Your Job Is Leaving You Angry & Frustrated? Stop the Gripe… Do Something!

I’m a classical corporate áshéwó! Don’t blame me, if you don’t hop around, you don’t get to be on top, and nothing beats being on top. Every guy knows that!

When you jump around, like some of us understandably do, you will notice quite a lot – mostly bad things. I’ve observed how people complain about their careers – the lack of traction to get to the top.

So justifiably, I want to rant about this. By the time you finish reading this, you could either give me a good kick at my scrawny backside or canonize me as Saint Adédèjì.

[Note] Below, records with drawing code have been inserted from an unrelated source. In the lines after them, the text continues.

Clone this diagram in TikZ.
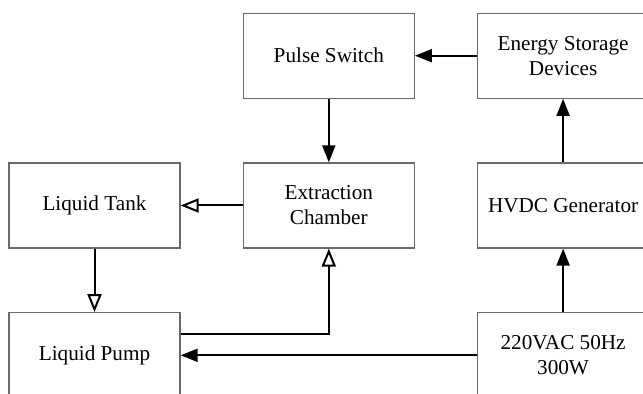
\documentclass[tikz,border=0pt]{standalone}
\usepackage{fontspec}
\setmainfont{Liberation Serif}
\usepackage{tikz}
\usepackage{xcolor}
\usetikzlibrary{arrows.meta,positioning,calc}
\definecolor{blockgray}{RGB}{105,105,105}
\definecolor{blockdark}{RGB}{0,0,0}
\tikzset{
  block box/.style={
    draw=blockgray,
    line width=0.65pt,
    minimum width=85.5pt,
    minimum height=42.5pt,
    inner sep=2pt,
    align=center,
    font=\fontsize{10.6}{12.5}\selectfont,
  },
  power arrow/.style={
    -{Triangle[length=8.5pt,width=6.5pt]},
    line width=1pt,
    draw=blockdark,
  },
  liquid arrow/.style={
    -{Triangle[open,length=9pt,width=7pt]},
    line width=1pt,
    draw=blockdark,
  },
}

\begin{document}
\begin{tikzpicture}[x=0.5pt,y=-0.5pt,node distance=31.75pt and 31pt]
  \useasboundingbox (0,0) rectangle (643,394);
  \clip (0,0) rectangle (643,394);
  \node[block box] (tank) at (94.5,205.5) {Liquid Tank};
  \node[block box, right=of tank] (ext) {Extraction\\Chamber};
  \node[block box, right=of ext] (hvdc) {HVDC Generator};
  \node[block box, above=of ext] (pulse) {Pulse Switch};
  \node[block box, above=of hvdc] (store) {Energy Storage\\Devices};
  \node[block box, below=of tank] (pump) {Liquid Pump};
  \node[block box, below=of hvdc] (ac) {220VAC 50Hz\\300W};
  % electrical path
  \draw[power arrow] (store) -- (pulse);
  \draw[power arrow] (pulse) -- (ext);
  \draw[power arrow] (hvdc) -- (store);
  \draw[power arrow] (ac) -- (hvdc);
  \draw[power arrow] (ac.west) -- (pump.east);
  % liquid loop
  \draw[liquid arrow] (ext) -- (tank);
  \draw[liquid arrow] (tank) -- (pump);
  \draw[liquid arrow] ([yshift=10.75pt]pump.east) -| (ext.south);
\end{tikzpicture}
\end{document}
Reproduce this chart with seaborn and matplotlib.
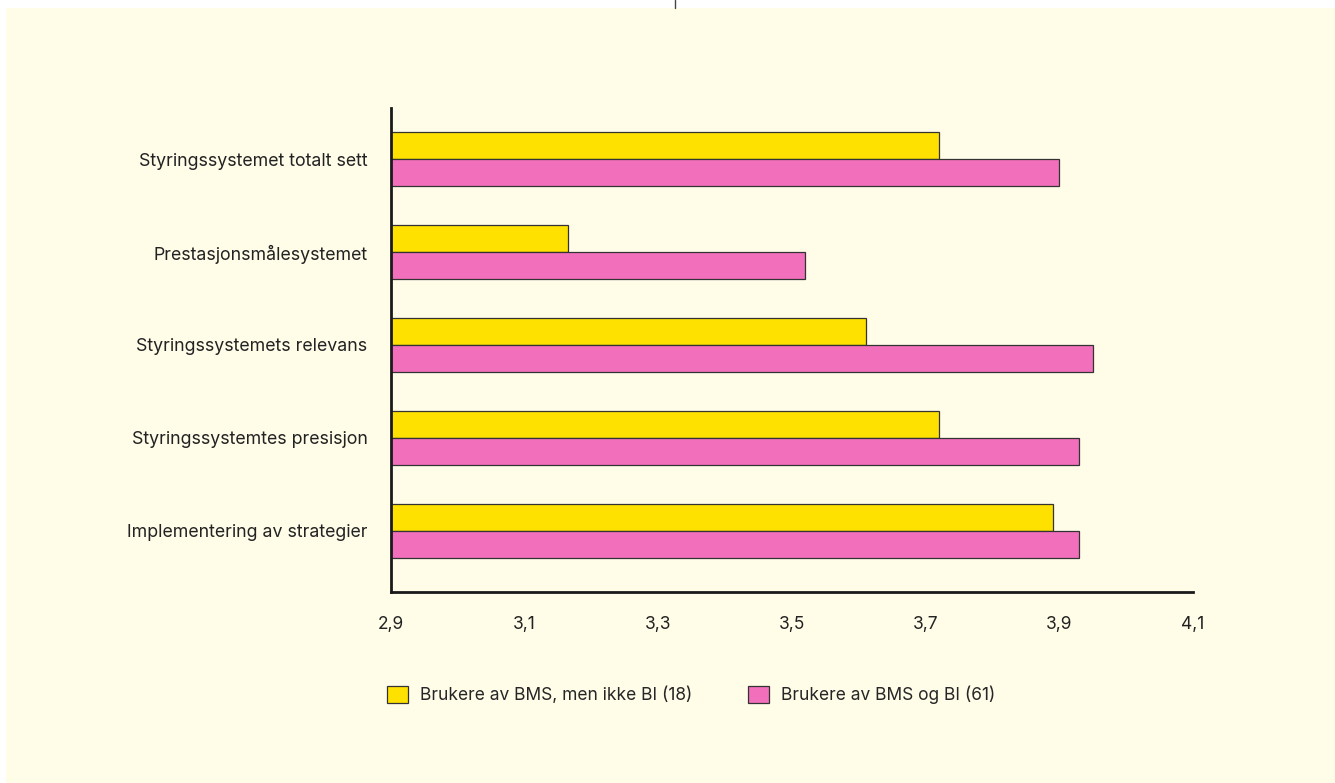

It’s human to complain about everything – Nigeria, corruption, traffic, taxes, Buhari, etc. In fact, the only thing certain, apart from change (or lack of one), is that there will always be someone who complains about something (or the other).

However, when complaining about your career is what you do for pastime, then maybe you should just enlist in the Kvetch Amateur Olympics. If you don’t know the meaning of that, Google still works!

Top dogs don’t complain, they act because they are hot dogs!

One thing I know for sure is that guys with flying careers hardly complain, they act. You feel that something should be done? Just get it done and not raise a storm about how it’s Admin Department that should have done it.

Top dogs hold themselves and others accountable and can be nasty about it. They notice the little details and they demand that others meet their standards. And when the organizations or their bosses can’t meet up, they simply leave; no need hanging around being bitter about how things aren’t going their way.

You are responsible for your career!

I don’t know anyone who is totally satisfied with his career progression – it’s always slow. However, you have 100% control on what to do with it. While your company decides if you should be promoted or not, you are the one to make a decision if you still want to work there. If you strongly believe that you deserve that push or the pay upgrade and you ain’t getting it, then they don’t deserve you. Make them pay for their misbehavior, leave!

But somewhere at the back of our minds, we know that we may not be good as we think we are. So instead of complaining, why don’t you ask yourself how you can be better? For example, the economy is tough now, why don’t you lead the cost optimization effort of your company? Why don’t you follow the sales and marketing guys to that uncle of yours to land a deal?
If you don’t have an uncle, adopt one.

Upgrade yourself

Everyone loves a new shinning toy. Right now, I’m hustling for a new Samsung S7 and already thinking of selling one of my friends into slavery just to get it.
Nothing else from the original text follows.